The company provides a liquid entry point into South Africa's listed-property market, in which fundamentals seem to be improving. In a recent investor update, management noted that the SA portfolio has seen an advancement across most key metrics, namely, rising occupancies, higher retentions, lower vacancies and improving reversions. This bodes well for growth ahead, particularly in the retail and industrial portfolios which continue to see a recovery despite the challenging macroeconomic environment.

On a total return basis, Growthpoint is trading almost 10.5% lower over the past twelve months, though consensus remains mostly positive on the stock. The company offers a forward distribution yield of 11%, which is attractive. We like the quality and diversity of Growthpoint's portfolio and client base, along with its prudent cash flow management framework and solid balance sheet.

Tiger Brands (TBS)

Tiger Brands is a branded fast-moving consumer packaged goods company that operates mainly in South Africa and selected emerging markets. Brands include: All Gold, Koo, Beacon, Albany, Tastic, Ace and many others.
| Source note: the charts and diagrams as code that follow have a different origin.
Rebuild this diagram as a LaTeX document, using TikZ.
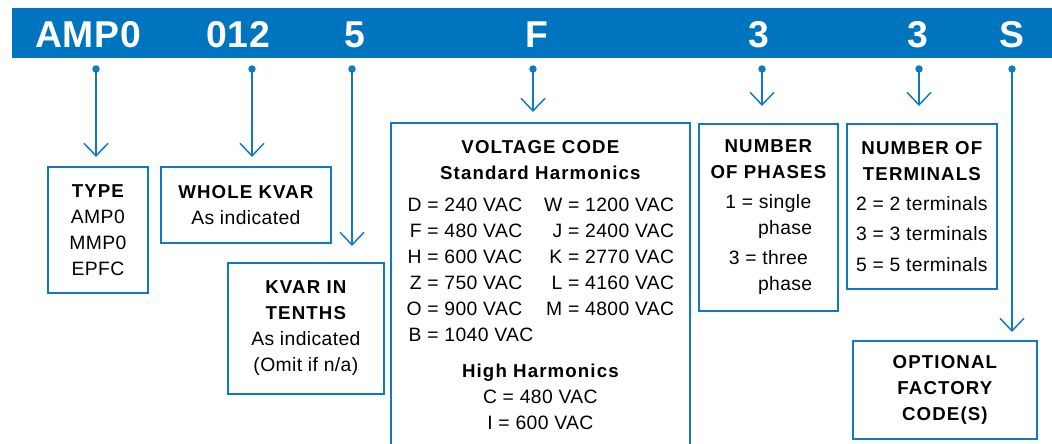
\documentclass[tikz,border=0pt]{standalone}
\usepackage{fontspec}
\setmainfont{Liberation Sans}[LetterSpace=2]
\newfontfamily\headfont{Liberation Sans}[LetterSpace=6]
\usetikzlibrary{arrows.meta}
\definecolor{codeblue}{HTML}{0075BF}
\definecolor{wireblue}{HTML}{1179C2}
\newcommand{\hd}[1]{{\headfont\bfseries\fontsize{14}{19.5}\selectfont #1}}
\tikzset{
	codebox/.style={draw=wireblue,line width=1.3pt,inner sep=0pt,align=center,anchor=north west,font=\fontsize{14.5}{19.5}\selectfont},
	link/.style={wireblue,line width=1.1pt,-{Straight Barb[length=9.5pt,width=18pt]}},
	letter/.style={text=white,anchor=base,inner sep=0pt,font=\fontsize{28}{30}\selectfont\bfseries},
}
\begin{document}
\begin{tikzpicture}[x=0.75pt,y=-0.75pt]
		\useasboundingbox (0,0) rectangle (1052,443);
		\clip (0,0) rectangle (1052,443);
		% code bar
		\fill[codeblue] (12,8) rectangle (1052,58);
		\node[letter] (cType) at (88,47) {AMP0};
		\node[letter] (cWhole) at (238,47) {012};
		\node[letter] (cTenth) at (355,47) {5};
		\node[letter] (cVolt) at (537,47) {F};
		\node[letter] (cPhase) at (759,47) {3};
		\node[letter] (cTerm) at (918,47) {3};
		\node[letter] (cOpt) at (1012,47) {S};
		\coordinate (dType) at (96,69);
		\coordinate (dWhole) at (252,69);
		\coordinate (dTenth) at (352,69);
		\coordinate (dVolt) at (533,69);
		\coordinate (dPhase) at (762,69);
		\coordinate (dTerm) at (919,69);
		\coordinate (dOpt) at (1012,69);
		\foreach \d in {dType,dWhole,dTenth,dVolt,dPhase,dTerm,dOpt}
			\fill[wireblue] (\d) circle (2.8pt);
		% boxes
		\node[codebox,minimum width=75pt,minimum height=94.5pt] (type) at (47,166)
			{\hd{TYPE}\\AMP0\\MMP0\\EPFC};
		\node[codebox,minimum width=127.5pt,minimum height=57pt] (whole) at (160,166)
			{\hd{WHOLE KVAR}\\As indicated};
		\node[codebox,minimum width=117pt,minimum height=98.25pt] (tenth) at (227,262)
			{\hd{KVAR IN}\\\hd{TENTHS}\\As indicated\\(Omit if n/a)};
		\node[codebox,minimum width=224.25pt,inner ysep=13.5pt] (volt) at (390,122)
			{\hd{VOLTAGE CODE}\\\hd{Standard Harmonics}\\[4.5pt]
			\begin{tabular}[t]{@{}r@{ = }l@{\hspace{8pt}}r@{ = }l@{}}
				D&240 VAC&W&1200 VAC\\
				F&480 VAC&J&2400 VAC\\
				H&600 VAC&K&2770 VAC\\
				Z&750 VAC&L&4160 VAC\\
				O&900 VAC&M&4800 VAC\\
				B&1040 VAC&\multicolumn{2}{l}{}
			\end{tabular}\\[9.5pt]
			\hd{High Harmonics}\\C = 480 VAC\\I = 600 VAC};
		\node[codebox,minimum width=104.25pt,minimum height=140.25pt] (phase) at (698,123)
			{\hd{NUMBER}\\\hd{OF PHASES}\\[3pt]1 = single\\\phantom{1 = }phase\\[3pt]3 = three\\\phantom{3 = }phase};
		\node[codebox,minimum width=112.5pt,minimum height=123.75pt] (term) at (846,123)
			{\hd{NUMBER OF}\\\hd{TERMINALS}\\[3pt]2 = 2 terminals\\[3.5pt]3 = 3 terminals\\[3.5pt]5 = 5 terminals};
		\node[codebox,minimum width=138pt,minimum height=73.5pt] (opt) at (852,340)
			{\hd{OPTIONAL}\\\hd{FACTORY}\\\hd{CODE(S)}};
		% pointers
		\draw[link,shorten >=6.75pt] (dType) -- (dType |- type.north);
		\draw[link,shorten >=6.75pt] (dWhole) -- (dWhole |- whole.north);
		\draw[link,shorten >=12pt] (dTenth) -- (dTenth |- tenth.north);
		\draw[link,shorten >=7.5pt] (dVolt) -- (dVolt |- volt.north);
		\draw[link,shorten >=12.75pt] (dPhase) -- (dPhase |- phase.north);
		\draw[link,shorten >=12.75pt] (dTerm) -- (dTerm |- term.north);
		\draw[link,shorten >=6pt] (dOpt) -- (dOpt |- opt.north);
	\end{tikzpicture}
\end{document}
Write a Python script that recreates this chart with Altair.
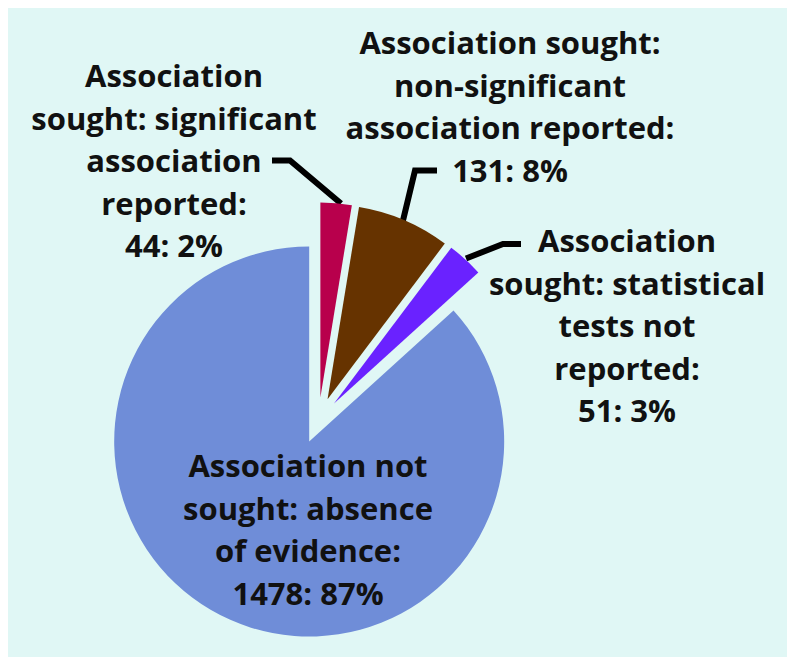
import altair as alt
import pandas as pd

# ---- data ----
categories = [
    "Association sought: significant association reported",
    "Association sought: non-significant association reported",
    "Association sought: statistical tests not reported",
    "Association not sought: absence of evidence",
]
counts = [44, 131, 51, 1478]
percents = [2, 8, 3, 87]
label_heads = [
    ["Association", "sought: significant", "association", "reported:"],
    ["Association sought:", "non-significant", "association reported:"],
    ["Association", "sought: statistical", "tests not", "reported:"],
    ["Association not", "sought: absence", "of evidence:"],
]
colors = ["#B8004C", "#663300", "#6A22FF", "#6F8DD8"]

# ---- layout (pixels, relative to the pie centre) ----
W, H = 779, 649
CX, CY = 310.5, 412.5
R = 195
EXPLODE = 23
label_pos = [(-144.5, -342.5), (191.5, -375.5), (308.5, -177.5), (-10.5, 47.5)]
leader_pts = [
    [(-46.5, -260), (-28.5, -260), (22.5, -217)],
    [(118.5, -250), (96.5, -250), (84.5, -200)],
    [(202.5, -176.5), (184.5, -176.5), (147.5, -162)],
]

xs = alt.Scale(domain=[-CX, W - CX], nice=False, zero=False)
ys = alt.Scale(domain=[-CY, H - CY], nice=False, zero=False, reverse=True)

slices = pd.DataFrame({
    "cat": categories,
    "count": counts,
    "ord": list(range(len(categories))),
})

pie = (
    alt.Chart(slices)
    .transform_joinaggregate(total="sum(count)")
    .transform_window(cum="sum(count)", sort=[alt.SortField("ord")], frame=[None, 0])
    .transform_calculate(
        t1="datum.cum / datum.total * 2 * PI",
        t0="(datum.cum - datum.count) / datum.total * 2 * PI",
    )
    .transform_calculate(mid="(datum.t0 + datum.t1) / 2")
    .transform_calculate(
        dx=f"{EXPLODE} * sin(datum.mid)",
        dy=f"-{EXPLODE} * cos(datum.mid)",
    )
    .mark_arc(radius=R)
    .encode(
        x=alt.X("dx:Q", scale=xs, axis=None),
        y=alt.Y("dy:Q", scale=ys, axis=None),
        theta=alt.Theta("t0:Q", scale=None),
        theta2=alt.Theta2("t1:Q"),
        color=alt.Color("cat:N", scale=alt.Scale(domain=categories, range=colors), legend=None),
    )
)

labels = pd.DataFrame({
    "text": [heads + [f"{c}: {p}%"] for heads, c, p in zip(label_heads, counts, percents)],
    "lx": [p[0] for p in label_pos],
    "ly": [p[1] for p in label_pos],
})

text = (
    alt.Chart(labels)
    .mark_text(font="Open Sans", fontWeight="bold", fontSize=31, lineHeight=42.5,
               align="center", baseline="middle", color="#111111")
    .encode(
        x=alt.X("lx:Q", scale=xs, axis=None),
        y=alt.Y("ly:Q", scale=ys, axis=None),
        text="text",
    )
)

rows = []
for s, pts in enumerate(leader_pts):
    for i, (px, py) in enumerate(pts):
        rows.append({"seg": s, "i": i, "px": px, "py": py})
leaders = pd.DataFrame(rows)

lines = (
    alt.Chart(leaders)
    .mark_line(color="#000000", strokeWidth=6, strokeJoin="miter", strokeCap="butt")
    .encode(
        x=alt.X("px:Q", scale=xs, axis=None),
        y=alt.Y("py:Q", scale=ys, axis=None),
        detail="seg:N",
        order="i:Q",
    )
)

chart = (
    alt.layer(lines, pie, text)
    .properties(width=W, height=H, autosize=alt.AutoSizeParams(type="none"), padding=0,
                background="#E0F7F5")
    .configure_view(stroke=None)
)

chart.save("out.html", embed_options={"renderer": "svg", "actions": False})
  • Many of its brands enjoy market leader status in South Africa.
  • The company is exceptionally well-diversified, with a substantial variety of staples and discretionary products in its portfolio.
  • The company enjoys significant economies of scale.
  • Recent disinvestments have been positive, and we see further scope for a portfolio rationalisation that could see it reduce unprofitable lines and improve focus while maintaining diversity and defensiveness.
  • In October, Tiger Brands appointed Tjaart Kruger as the new CEO. This was a welcome surprise, and we think that he can make a real difference and provide a step change at the company. Kruger is a well-seasoned executive in the local FMCG space and was previously the CEO of Premier Foods and Afrox, as well as an executive at Adcock Ingram, Country Birds, and Tiger Brands itself.

The company's latest year-end result was decent - even though revenue fell short of consensus expectations, HEPS was well- guided for, and most divisions beat expectations in terms of profitability. The trading environment was characterised by soaring inflation, persistent load-shedding, strained consumer disposable income, and rand depreciation. The outlook was similar to that of other food retailers, with high inflation and constrained consumer disposable income expected to remain detractive. We do, however, foresee an improvement in the macro-outlook and input cost dynamics into 2024, which could be complimented by management's focus on margin preservation/expansion

While the share price has recovered in the last six months, it is still down ~2% year-to-date on a total return basis. Tiger Brands seems to offer good value on a forward PE of ~10.7 times, based on what we regard to be conservative consensus numbers, which is well below its five-year average rating.